Set task »
Write the data out again, character for character, with no images.

▽

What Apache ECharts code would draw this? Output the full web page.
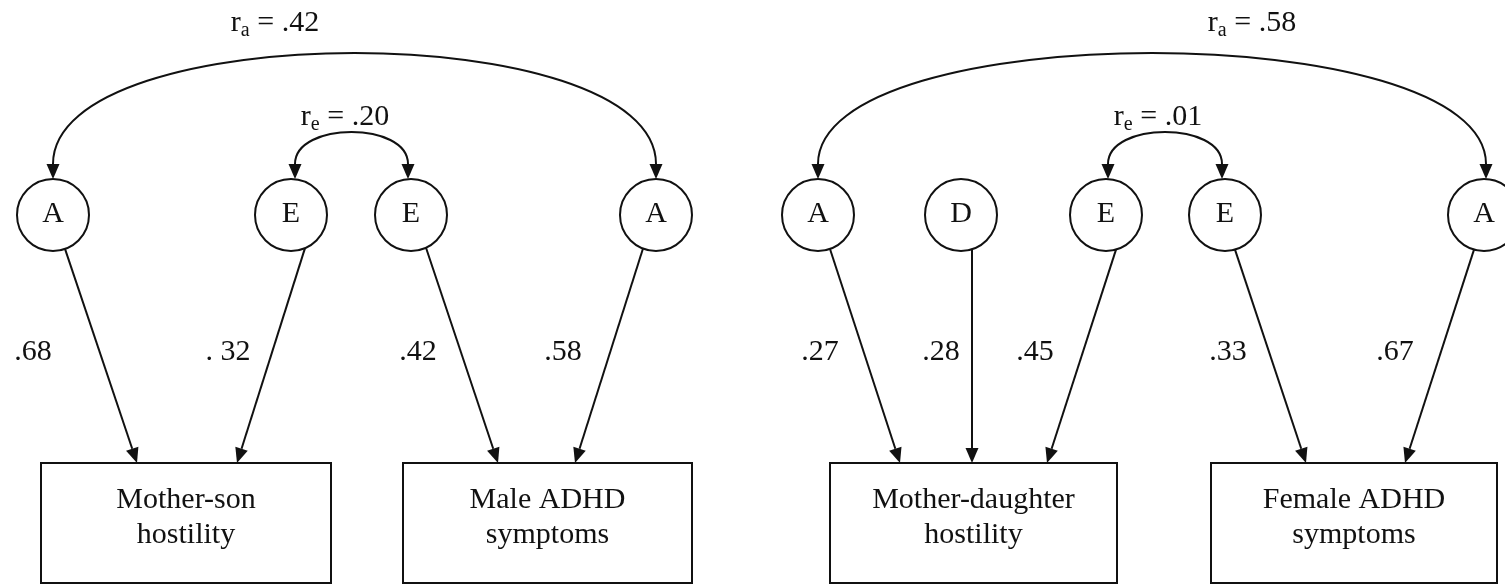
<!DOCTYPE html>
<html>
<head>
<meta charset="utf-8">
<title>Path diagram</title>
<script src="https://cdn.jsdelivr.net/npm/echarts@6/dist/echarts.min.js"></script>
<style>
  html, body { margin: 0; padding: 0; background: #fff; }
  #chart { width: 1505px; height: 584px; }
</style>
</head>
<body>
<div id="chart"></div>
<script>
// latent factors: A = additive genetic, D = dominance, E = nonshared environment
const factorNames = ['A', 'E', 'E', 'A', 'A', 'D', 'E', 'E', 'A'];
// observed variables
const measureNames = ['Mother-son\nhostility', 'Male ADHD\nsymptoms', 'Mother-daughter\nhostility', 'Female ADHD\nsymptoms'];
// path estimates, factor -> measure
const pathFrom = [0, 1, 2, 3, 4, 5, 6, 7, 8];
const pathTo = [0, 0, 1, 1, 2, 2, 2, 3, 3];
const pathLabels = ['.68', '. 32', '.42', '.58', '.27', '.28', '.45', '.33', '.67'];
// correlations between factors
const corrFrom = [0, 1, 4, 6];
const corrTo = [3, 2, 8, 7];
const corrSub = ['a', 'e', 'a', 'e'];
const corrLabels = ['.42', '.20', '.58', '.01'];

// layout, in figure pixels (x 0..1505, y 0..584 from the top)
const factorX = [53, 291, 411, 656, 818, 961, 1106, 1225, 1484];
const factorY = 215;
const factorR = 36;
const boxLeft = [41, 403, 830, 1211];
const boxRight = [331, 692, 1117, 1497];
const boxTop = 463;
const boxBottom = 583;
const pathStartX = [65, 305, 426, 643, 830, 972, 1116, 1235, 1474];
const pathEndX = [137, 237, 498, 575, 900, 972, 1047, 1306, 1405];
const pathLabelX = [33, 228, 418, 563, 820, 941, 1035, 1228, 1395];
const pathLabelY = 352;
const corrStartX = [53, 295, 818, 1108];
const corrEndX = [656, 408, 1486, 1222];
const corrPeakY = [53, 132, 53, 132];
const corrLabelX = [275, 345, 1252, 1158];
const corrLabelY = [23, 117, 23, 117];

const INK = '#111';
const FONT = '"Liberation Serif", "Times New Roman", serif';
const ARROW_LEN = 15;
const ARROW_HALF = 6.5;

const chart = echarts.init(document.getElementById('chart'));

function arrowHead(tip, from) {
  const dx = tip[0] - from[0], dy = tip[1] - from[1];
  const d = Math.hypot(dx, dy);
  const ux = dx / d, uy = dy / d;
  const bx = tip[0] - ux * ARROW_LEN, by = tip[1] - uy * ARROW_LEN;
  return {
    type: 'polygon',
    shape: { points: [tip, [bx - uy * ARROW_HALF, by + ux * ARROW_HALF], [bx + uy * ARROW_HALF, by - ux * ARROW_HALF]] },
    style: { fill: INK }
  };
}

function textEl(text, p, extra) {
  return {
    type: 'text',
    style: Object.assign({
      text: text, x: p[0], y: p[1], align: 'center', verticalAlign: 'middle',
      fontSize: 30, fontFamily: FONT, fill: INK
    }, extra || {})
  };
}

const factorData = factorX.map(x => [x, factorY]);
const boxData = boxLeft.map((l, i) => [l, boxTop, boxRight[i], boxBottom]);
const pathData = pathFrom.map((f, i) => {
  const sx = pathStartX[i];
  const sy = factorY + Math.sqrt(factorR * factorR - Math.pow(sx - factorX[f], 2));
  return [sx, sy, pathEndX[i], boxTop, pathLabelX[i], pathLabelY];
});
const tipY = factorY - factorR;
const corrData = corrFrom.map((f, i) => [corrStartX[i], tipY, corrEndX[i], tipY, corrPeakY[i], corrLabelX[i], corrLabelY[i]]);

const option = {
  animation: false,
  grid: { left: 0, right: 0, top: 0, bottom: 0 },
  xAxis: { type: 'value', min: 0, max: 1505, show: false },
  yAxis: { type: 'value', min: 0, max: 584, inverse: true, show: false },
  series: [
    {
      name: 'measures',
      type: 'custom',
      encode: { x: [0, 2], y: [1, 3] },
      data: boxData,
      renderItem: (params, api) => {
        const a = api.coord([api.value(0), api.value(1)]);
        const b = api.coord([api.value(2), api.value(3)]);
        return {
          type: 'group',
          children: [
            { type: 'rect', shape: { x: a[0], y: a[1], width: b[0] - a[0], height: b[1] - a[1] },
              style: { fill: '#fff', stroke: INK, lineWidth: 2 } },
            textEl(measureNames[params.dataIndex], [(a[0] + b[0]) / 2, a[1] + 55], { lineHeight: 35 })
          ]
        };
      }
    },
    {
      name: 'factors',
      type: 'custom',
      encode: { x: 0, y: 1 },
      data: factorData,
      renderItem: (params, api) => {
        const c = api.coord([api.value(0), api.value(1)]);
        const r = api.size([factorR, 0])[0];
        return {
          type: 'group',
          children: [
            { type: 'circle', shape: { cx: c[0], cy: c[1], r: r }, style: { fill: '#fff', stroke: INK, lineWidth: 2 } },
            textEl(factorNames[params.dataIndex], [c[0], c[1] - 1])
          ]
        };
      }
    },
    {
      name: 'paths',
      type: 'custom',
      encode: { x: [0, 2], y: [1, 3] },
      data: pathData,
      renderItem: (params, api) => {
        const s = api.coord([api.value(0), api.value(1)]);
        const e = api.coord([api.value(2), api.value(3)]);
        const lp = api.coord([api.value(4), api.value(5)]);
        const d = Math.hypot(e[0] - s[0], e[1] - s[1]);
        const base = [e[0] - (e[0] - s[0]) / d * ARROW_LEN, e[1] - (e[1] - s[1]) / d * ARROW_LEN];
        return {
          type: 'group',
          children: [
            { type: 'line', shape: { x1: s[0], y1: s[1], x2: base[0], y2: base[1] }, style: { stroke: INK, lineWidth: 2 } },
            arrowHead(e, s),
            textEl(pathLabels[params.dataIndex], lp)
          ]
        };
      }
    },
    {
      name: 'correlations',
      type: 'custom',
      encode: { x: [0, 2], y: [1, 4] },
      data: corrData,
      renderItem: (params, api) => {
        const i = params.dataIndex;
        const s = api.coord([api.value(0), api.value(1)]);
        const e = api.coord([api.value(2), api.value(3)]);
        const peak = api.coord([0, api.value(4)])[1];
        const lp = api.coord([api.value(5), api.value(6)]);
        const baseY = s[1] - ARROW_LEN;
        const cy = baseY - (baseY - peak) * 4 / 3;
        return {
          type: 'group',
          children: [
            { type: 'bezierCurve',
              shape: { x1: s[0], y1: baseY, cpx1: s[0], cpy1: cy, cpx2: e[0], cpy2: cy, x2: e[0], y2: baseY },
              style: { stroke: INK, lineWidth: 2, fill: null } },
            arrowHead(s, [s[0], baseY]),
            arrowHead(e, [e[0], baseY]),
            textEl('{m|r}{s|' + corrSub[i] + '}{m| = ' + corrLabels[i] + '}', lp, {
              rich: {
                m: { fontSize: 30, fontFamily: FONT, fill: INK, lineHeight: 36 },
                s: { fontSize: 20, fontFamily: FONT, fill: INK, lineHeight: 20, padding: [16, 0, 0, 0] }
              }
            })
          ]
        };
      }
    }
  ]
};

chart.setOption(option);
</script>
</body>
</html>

△

Output »
What Apache ECharts code would draw this? Output the full web page.
<!DOCTYPE html>
<html>
<head>
<meta charset="utf-8">
<title>Path diagram</title>
<script src="https://cdn.jsdelivr.net/npm/echarts@6/dist/echarts.min.js"></script>
<style>
  html, body { margin: 0; padding: 0; background: #fff; }
  #chart { width: 1505px; height: 584px; }
</style>
</head>
<body>
<div id="chart"></div>
<script>
// latent factors: A = additive genetic, D = dominance, E = nonshared environment
const factorNames = ['A', 'E', 'E', 'A', 'A', 'D', 'E', 'E', 'A'];
// observed variables
const measureNames = ['Mother-son\nhostility', 'Male ADHD\nsymptoms', 'Mother-daughter\nhostility', 'Female ADHD\nsymptoms'];
// path estimates, factor -> measure
const pathFrom = [0, 1, 2, 3, 4, 5, 6, 7, 8];
const pathTo = [0, 0, 1, 1, 2, 2, 2, 3, 3];
const pathLabels = ['.68', '. 32', '.42', '.58', '.27', '.28', '.45', '.33', '.67'];
// correlations between factors
const corrFrom = [0, 1, 4, 6];
const corrTo = [3, 2, 8, 7];
const corrSub = ['a', 'e', 'a', 'e'];
const corrLabels = ['.42', '.20', '.58', '.01'];

// layout, in figure pixels (x 0..1505, y 0..584 from the top)
const factorX = [53, 291, 411, 656, 818, 961, 1106, 1225, 1484];
const factorY = 215;
const factorR = 36;
const boxLeft = [41, 403, 830, 1211];
const boxRight = [331, 692, 1117, 1497];
const boxTop = 463;
const boxBottom = 583;
const pathStartX = [65, 305, 426, 643, 830, 972, 1116, 1235, 1474];
const pathEndX = [137, 237, 498, 575, 900, 972, 1047, 1306, 1405];
const pathLabelX = [33, 228, 418, 563, 820, 941, 1035, 1228, 1395];
const pathLabelY = 352;
const corrStartX = [53, 295, 818, 1108];
const corrEndX = [656, 408, 1486, 1222];
const corrPeakY = [53, 132, 53, 132];
const corrLabelX = [275, 345, 1252, 1158];
const corrLabelY = [23, 117, 23, 117];

const INK = '#111';
const FONT = '"Liberation Serif", "Times New Roman", serif';
const ARROW_LEN = 15;
const ARROW_HALF = 6.5;

const chart = echarts.init(document.getElementById('chart'));

function arrowHead(tip, from) {
  const dx = tip[0] - from[0], dy = tip[1] - from[1];
  const d = Math.hypot(dx, dy);
  const ux = dx / d, uy = dy / d;
  const bx = tip[0] - ux * ARROW_LEN, by = tip[1] - uy * ARROW_LEN;
  return {
    type: 'polygon',
    shape: { points: [tip, [bx - uy * ARROW_HALF, by + ux * ARROW_HALF], [bx + uy * ARROW_HALF, by - ux * ARROW_HALF]] },
    style: { fill: INK }
  };
}

function textEl(text, p, extra) {
  return {
    type: 'text',
    style: Object.assign({
      text: text, x: p[0], y: p[1], align: 'center', verticalAlign: 'middle',
      fontSize: 30, fontFamily: FONT, fill: INK
    }, extra || {})
  };
}

const factorData = factorX.map(x => [x, factorY]);
const boxData = boxLeft.map((l, i) => [l, boxTop, boxRight[i], boxBottom]);
const pathData = pathFrom.map((f, i) => {
  const sx = pathStartX[i];
  const sy = factorY + Math.sqrt(factorR * factorR - Math.pow(sx - factorX[f], 2));
  return [sx, sy, pathEndX[i], boxTop, pathLabelX[i], pathLabelY];
});
const tipY = factorY - factorR;
const corrData = corrFrom.map((f, i) => [corrStartX[i], tipY, corrEndX[i], tipY, corrPeakY[i], corrLabelX[i], corrLabelY[i]]);

const option = {
  animation: false,
  grid: { left: 0, right: 0, top: 0, bottom: 0 },
  xAxis: { type: 'value', min: 0, max: 1505, show: false },
  yAxis: { type: 'value', min: 0, max: 584, inverse: true, show: false },
  series: [
    {
      name: 'measures',
      type: 'custom',
      encode: { x: [0, 2], y: [1, 3] },
      data: boxData,
      renderItem: (params, api) => {
        const a = api.coord([api.value(0), api.value(1)]);
        const b = api.coord([api.value(2), api.value(3)]);
        return {
          type: 'group',
          children: [
            { type: 'rect', shape: { x: a[0], y: a[1], width: b[0] - a[0], height: b[1] - a[1] },
              style: { fill: '#fff', stroke: INK, lineWidth: 2 } },
            textEl(measureNames[params.dataIndex], [(a[0] + b[0]) / 2, a[1] + 55], { lineHeight: 35 })
          ]
        };
      }
    },
    {
      name: 'factors',
      type: 'custom',
      encode: { x: 0, y: 1 },
      data: factorData,
      renderItem: (params, api) => {
        const c = api.coord([api.value(0), api.value(1)]);
        const r = api.size([factorR, 0])[0];
        return {
          type: 'group',
          children: [
            { type: 'circle', shape: { cx: c[0], cy: c[1], r: r }, style: { fill: '#fff', stroke: INK, lineWidth: 2 } },
            textEl(factorNames[params.dataIndex], [c[0], c[1] - 1])
          ]
        };
      }
    },
    {
      name: 'paths',
      type: 'custom',
      encode: { x: [0, 2], y: [1, 3] },
      data: pathData,
      renderItem: (params, api) => {
        const s = api.coord([api.value(0), api.value(1)]);
        const e = api.coord([api.value(2), api.value(3)]);
        const lp = api.coord([api.value(4), api.value(5)]);
        const d = Math.hypot(e[0] - s[0], e[1] - s[1]);
        const base = [e[0] - (e[0] - s[0]) / d * ARROW_LEN, e[1] - (e[1] - s[1]) / d * ARROW_LEN];
        return {
          type: 'group',
          children: [
            { type: 'line', shape: { x1: s[0], y1: s[1], x2: base[0], y2: base[1] }, style: { stroke: INK, lineWidth: 2 } },
            arrowHead(e, s),
            textEl(pathLabels[params.dataIndex], lp)
          ]
        };
      }
    },
    {
      name: 'correlations',
      type: 'custom',
      encode: { x: [0, 2], y: [1, 4] },
      data: corrData,
      renderItem: (params, api) => {
        const i = params.dataIndex;
        const s = api.coord([api.value(0), api.value(1)]);
        const e = api.coord([api.value(2), api.value(3)]);
        const peak = api.coord([0, api.value(4)])[1];
        const lp = api.coord([api.value(5), api.value(6)]);
        const baseY = s[1] - ARROW_LEN;
        const cy = baseY - (baseY - peak) * 4 / 3;
        return {
          type: 'group',
          children: [
            { type: 'bezierCurve',
              shape: { x1: s[0], y1: baseY, cpx1: s[0], cpy1: cy, cpx2: e[0], cpy2: cy, x2: e[0], y2: baseY },
              style: { stroke: INK, lineWidth: 2, fill: null } },
            arrowHead(s, [s[0], baseY]),
            arrowHead(e, [e[0], baseY]),
            textEl('{m|r}{s|' + corrSub[i] + '}{m| = ' + corrLabels[i] + '}', lp, {
              rich: {
                m: { fontSize: 30, fontFamily: FONT, fill: INK, lineHeight: 36 },
                s: { fontSize: 20, fontFamily: FONT, fill: INK, lineHeight: 20, padding: [16, 0, 0, 0] }
              }
            })
          ]
        };
      }
    }
  ]
};

chart.setOption(option);
</script>
</body>
</html>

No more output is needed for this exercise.